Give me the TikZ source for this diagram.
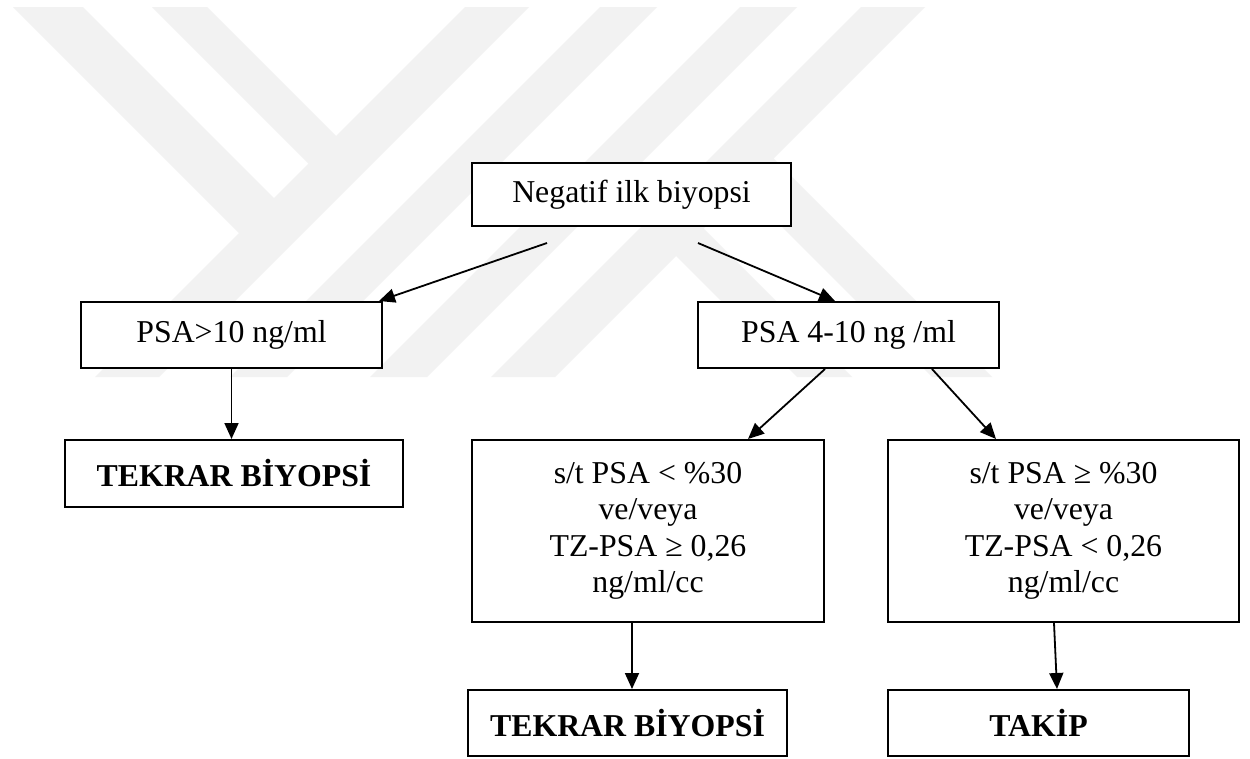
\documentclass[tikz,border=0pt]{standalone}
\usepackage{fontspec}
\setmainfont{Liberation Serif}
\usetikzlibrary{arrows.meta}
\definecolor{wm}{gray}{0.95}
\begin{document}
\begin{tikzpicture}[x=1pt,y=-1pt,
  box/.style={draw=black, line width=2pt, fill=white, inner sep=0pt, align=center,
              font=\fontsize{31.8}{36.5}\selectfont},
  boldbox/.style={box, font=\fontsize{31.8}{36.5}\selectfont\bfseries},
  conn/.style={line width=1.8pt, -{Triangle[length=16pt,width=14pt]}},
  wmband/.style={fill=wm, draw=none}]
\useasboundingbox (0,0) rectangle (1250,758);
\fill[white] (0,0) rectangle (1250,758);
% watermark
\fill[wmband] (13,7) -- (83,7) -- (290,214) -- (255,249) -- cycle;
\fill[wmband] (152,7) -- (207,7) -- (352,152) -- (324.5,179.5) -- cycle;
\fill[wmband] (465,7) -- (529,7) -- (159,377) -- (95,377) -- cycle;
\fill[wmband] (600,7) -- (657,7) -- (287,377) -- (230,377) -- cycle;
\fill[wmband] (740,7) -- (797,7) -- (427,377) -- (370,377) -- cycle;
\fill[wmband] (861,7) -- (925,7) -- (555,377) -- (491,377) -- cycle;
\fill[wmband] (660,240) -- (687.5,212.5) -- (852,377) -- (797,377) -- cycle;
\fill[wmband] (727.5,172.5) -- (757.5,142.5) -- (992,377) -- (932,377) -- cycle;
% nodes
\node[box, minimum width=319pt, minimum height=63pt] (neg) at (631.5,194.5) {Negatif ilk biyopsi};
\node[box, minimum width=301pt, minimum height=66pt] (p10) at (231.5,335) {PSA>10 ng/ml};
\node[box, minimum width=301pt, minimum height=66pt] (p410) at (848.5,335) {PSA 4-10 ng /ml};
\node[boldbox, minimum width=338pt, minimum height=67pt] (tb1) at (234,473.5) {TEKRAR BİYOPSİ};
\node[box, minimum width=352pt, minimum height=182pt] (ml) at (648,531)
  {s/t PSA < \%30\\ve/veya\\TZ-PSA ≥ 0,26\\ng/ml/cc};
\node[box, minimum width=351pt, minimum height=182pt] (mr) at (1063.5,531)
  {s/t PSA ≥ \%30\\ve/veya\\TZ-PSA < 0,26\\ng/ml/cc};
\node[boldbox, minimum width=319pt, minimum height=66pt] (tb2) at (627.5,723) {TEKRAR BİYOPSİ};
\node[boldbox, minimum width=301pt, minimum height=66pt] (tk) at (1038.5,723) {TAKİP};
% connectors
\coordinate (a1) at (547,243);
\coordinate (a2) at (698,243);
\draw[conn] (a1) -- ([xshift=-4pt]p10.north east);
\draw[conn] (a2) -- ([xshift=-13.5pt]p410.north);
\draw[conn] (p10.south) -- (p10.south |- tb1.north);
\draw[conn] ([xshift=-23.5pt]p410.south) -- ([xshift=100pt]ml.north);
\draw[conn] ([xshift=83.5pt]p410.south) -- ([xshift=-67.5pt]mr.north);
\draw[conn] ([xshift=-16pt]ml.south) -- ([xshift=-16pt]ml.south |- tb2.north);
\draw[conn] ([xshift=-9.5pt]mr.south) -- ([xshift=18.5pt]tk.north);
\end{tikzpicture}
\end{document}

----

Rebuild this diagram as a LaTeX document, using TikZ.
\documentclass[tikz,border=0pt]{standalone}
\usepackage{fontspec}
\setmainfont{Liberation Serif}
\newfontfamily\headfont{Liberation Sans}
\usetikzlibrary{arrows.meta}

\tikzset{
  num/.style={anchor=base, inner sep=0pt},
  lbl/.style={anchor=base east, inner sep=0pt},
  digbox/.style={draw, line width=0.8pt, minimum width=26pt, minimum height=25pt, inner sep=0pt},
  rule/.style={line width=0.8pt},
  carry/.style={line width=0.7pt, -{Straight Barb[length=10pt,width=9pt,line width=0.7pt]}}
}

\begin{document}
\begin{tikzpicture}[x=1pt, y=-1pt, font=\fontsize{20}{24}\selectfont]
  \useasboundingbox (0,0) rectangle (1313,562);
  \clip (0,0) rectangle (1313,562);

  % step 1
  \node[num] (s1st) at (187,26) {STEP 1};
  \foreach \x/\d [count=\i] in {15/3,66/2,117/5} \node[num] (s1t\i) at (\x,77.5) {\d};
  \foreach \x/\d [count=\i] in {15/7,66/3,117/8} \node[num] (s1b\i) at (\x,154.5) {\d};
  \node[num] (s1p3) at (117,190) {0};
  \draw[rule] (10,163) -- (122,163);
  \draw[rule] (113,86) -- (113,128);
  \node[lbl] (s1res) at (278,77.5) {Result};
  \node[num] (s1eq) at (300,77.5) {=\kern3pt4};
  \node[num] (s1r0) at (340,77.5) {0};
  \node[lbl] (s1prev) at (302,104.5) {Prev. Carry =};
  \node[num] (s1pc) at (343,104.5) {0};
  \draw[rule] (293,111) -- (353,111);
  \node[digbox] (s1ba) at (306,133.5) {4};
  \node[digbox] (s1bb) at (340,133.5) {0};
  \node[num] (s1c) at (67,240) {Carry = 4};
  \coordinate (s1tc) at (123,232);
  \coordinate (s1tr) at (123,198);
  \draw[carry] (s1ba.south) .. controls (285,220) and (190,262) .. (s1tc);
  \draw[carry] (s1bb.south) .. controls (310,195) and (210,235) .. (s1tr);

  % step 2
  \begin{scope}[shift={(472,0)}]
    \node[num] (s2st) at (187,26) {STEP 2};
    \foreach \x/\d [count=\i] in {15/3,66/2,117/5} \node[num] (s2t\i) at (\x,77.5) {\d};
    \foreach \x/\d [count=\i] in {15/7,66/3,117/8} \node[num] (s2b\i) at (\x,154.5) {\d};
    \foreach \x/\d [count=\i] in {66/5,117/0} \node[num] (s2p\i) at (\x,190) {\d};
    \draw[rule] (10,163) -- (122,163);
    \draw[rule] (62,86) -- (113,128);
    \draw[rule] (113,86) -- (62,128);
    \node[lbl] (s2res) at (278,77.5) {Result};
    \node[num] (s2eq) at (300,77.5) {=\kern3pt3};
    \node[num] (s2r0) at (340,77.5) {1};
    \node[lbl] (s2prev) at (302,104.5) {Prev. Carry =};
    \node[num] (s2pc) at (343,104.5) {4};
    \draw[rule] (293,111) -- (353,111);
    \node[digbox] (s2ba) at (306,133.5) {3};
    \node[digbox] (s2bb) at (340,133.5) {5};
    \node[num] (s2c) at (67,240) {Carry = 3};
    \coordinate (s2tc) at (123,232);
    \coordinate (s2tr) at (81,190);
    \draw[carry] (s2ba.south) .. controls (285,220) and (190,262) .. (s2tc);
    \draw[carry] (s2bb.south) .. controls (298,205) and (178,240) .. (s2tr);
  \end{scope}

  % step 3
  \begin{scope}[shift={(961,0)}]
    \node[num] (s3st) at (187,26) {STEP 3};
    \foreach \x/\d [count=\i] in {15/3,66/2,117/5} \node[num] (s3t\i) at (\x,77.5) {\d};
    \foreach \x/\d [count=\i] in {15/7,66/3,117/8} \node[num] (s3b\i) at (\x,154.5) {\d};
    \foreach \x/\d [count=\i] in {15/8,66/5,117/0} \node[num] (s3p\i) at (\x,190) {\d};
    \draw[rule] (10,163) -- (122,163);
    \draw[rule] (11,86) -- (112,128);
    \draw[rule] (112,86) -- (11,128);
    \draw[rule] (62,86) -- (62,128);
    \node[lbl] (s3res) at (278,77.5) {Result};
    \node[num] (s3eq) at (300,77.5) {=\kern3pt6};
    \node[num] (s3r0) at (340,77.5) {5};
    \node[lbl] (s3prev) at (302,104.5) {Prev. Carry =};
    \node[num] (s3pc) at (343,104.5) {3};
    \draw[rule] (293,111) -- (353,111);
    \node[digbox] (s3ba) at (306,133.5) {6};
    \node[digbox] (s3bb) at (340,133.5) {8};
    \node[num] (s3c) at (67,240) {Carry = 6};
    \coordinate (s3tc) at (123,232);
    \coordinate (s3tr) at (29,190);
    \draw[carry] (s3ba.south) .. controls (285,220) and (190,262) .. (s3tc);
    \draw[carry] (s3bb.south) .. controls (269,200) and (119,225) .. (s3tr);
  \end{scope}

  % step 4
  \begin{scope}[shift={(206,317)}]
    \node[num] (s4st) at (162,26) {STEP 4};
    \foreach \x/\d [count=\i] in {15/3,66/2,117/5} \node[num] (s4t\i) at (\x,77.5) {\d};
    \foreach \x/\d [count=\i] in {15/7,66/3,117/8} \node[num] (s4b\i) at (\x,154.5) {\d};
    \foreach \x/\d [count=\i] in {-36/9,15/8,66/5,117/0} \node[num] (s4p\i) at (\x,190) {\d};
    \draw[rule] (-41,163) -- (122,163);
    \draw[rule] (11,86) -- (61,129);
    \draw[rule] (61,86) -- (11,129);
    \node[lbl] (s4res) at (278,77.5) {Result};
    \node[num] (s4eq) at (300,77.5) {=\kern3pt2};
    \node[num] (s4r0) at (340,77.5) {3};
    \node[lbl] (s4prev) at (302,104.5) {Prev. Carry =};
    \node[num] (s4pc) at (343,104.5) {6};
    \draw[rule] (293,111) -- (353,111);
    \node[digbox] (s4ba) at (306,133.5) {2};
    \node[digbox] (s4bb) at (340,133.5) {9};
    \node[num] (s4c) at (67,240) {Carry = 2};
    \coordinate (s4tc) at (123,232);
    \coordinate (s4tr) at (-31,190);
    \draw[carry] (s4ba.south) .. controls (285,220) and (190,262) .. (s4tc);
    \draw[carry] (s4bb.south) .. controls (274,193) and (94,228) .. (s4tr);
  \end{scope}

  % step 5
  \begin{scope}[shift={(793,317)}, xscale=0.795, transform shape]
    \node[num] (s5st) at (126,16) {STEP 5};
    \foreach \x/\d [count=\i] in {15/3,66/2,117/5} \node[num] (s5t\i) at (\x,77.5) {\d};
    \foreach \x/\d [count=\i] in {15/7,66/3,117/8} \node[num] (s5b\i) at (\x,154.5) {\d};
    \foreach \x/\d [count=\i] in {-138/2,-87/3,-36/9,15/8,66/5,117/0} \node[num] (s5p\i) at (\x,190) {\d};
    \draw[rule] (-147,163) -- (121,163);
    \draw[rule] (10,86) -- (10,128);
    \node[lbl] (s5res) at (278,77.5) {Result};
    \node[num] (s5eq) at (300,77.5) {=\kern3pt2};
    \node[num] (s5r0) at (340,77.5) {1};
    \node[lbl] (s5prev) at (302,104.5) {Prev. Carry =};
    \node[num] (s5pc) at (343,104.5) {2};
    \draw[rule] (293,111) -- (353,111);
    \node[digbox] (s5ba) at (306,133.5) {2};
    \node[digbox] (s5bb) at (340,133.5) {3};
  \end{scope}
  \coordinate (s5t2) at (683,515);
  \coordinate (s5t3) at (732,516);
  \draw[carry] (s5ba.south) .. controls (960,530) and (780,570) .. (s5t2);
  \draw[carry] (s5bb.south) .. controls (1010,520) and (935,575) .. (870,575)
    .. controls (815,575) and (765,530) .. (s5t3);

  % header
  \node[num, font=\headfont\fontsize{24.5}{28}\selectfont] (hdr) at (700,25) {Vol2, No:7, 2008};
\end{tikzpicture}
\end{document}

----

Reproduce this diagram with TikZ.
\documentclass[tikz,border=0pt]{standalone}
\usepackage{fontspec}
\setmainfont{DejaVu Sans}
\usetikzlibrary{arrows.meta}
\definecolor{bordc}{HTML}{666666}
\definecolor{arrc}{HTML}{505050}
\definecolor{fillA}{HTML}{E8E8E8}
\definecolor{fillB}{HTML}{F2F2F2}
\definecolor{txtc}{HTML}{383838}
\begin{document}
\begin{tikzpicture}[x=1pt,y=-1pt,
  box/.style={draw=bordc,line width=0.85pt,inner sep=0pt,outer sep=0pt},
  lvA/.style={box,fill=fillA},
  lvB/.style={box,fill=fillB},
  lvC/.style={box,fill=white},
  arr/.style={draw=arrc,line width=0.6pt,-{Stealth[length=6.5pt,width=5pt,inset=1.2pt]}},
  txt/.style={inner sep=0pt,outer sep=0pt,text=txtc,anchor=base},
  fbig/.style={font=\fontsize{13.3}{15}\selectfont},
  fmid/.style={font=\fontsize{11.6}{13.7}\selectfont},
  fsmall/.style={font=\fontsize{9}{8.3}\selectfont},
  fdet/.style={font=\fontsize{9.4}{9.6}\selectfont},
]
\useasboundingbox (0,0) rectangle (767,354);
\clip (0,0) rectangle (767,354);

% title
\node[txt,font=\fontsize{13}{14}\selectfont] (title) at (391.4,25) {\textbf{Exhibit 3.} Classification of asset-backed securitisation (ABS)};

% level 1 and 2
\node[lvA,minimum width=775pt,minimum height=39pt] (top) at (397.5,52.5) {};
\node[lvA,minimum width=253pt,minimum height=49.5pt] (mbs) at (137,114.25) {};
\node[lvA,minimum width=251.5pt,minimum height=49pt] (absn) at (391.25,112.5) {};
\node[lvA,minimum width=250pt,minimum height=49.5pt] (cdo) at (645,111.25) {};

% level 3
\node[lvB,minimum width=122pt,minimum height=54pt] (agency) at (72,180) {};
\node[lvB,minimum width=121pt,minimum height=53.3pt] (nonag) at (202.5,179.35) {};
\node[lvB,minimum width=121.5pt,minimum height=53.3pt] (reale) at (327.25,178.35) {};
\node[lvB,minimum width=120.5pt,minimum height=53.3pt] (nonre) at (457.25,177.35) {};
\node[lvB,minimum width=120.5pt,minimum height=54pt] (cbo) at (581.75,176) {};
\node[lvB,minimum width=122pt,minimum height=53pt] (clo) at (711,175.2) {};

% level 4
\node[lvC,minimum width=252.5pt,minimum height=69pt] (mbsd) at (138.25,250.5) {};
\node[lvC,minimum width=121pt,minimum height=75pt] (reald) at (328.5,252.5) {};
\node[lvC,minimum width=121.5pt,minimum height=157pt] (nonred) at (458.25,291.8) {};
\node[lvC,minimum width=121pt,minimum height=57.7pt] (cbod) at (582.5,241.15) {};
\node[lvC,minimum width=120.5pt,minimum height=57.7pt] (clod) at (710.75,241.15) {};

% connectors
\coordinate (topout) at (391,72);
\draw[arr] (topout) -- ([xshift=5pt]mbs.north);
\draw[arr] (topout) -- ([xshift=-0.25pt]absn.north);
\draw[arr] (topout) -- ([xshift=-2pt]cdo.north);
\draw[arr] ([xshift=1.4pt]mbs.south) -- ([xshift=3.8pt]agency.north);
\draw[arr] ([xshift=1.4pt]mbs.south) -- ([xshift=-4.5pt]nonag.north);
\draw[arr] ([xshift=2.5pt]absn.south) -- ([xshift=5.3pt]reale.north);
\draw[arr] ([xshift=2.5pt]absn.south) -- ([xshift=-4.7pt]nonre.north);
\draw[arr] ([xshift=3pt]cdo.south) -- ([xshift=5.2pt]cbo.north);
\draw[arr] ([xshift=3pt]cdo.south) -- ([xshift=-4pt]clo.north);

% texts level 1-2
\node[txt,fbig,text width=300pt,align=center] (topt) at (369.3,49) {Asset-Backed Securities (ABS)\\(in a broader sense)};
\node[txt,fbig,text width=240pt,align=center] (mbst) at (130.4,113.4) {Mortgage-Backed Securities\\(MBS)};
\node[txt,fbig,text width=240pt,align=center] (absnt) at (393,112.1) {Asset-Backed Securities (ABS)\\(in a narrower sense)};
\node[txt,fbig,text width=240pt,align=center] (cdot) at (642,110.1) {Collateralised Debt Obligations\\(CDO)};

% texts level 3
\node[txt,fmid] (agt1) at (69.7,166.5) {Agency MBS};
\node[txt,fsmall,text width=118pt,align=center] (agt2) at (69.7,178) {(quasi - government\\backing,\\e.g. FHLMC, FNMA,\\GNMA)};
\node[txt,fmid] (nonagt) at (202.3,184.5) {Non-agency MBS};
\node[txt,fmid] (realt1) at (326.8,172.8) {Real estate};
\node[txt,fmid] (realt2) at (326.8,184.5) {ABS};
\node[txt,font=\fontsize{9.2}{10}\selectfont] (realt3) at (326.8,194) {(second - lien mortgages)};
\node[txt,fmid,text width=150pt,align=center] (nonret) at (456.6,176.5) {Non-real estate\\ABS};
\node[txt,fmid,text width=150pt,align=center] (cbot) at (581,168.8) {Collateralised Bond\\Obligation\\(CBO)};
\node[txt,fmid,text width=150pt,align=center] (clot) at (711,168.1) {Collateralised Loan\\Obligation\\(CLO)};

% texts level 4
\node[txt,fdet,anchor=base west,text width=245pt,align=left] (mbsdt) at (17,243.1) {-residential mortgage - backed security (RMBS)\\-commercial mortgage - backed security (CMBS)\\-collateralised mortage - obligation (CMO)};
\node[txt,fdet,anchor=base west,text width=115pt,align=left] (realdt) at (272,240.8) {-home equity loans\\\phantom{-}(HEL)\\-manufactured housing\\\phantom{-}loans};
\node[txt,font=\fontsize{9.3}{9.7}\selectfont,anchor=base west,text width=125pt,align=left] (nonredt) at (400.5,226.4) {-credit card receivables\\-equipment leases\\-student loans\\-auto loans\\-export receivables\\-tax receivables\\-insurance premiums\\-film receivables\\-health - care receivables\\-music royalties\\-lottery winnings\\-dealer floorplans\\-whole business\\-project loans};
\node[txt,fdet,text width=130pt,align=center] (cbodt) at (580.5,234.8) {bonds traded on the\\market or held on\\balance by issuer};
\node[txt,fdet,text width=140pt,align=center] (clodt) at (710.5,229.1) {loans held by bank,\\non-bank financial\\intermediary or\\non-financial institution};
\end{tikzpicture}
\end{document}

----

● **PROBLEM DESCRIPTION**
Search the records for the string "this" and return every line in which it occurs.

● **THE SOLUTION**
Give me the TikZ source for this diagram.
Rebuild this diagram as a LaTeX document, using TikZ.
Reproduce this diagram with TikZ.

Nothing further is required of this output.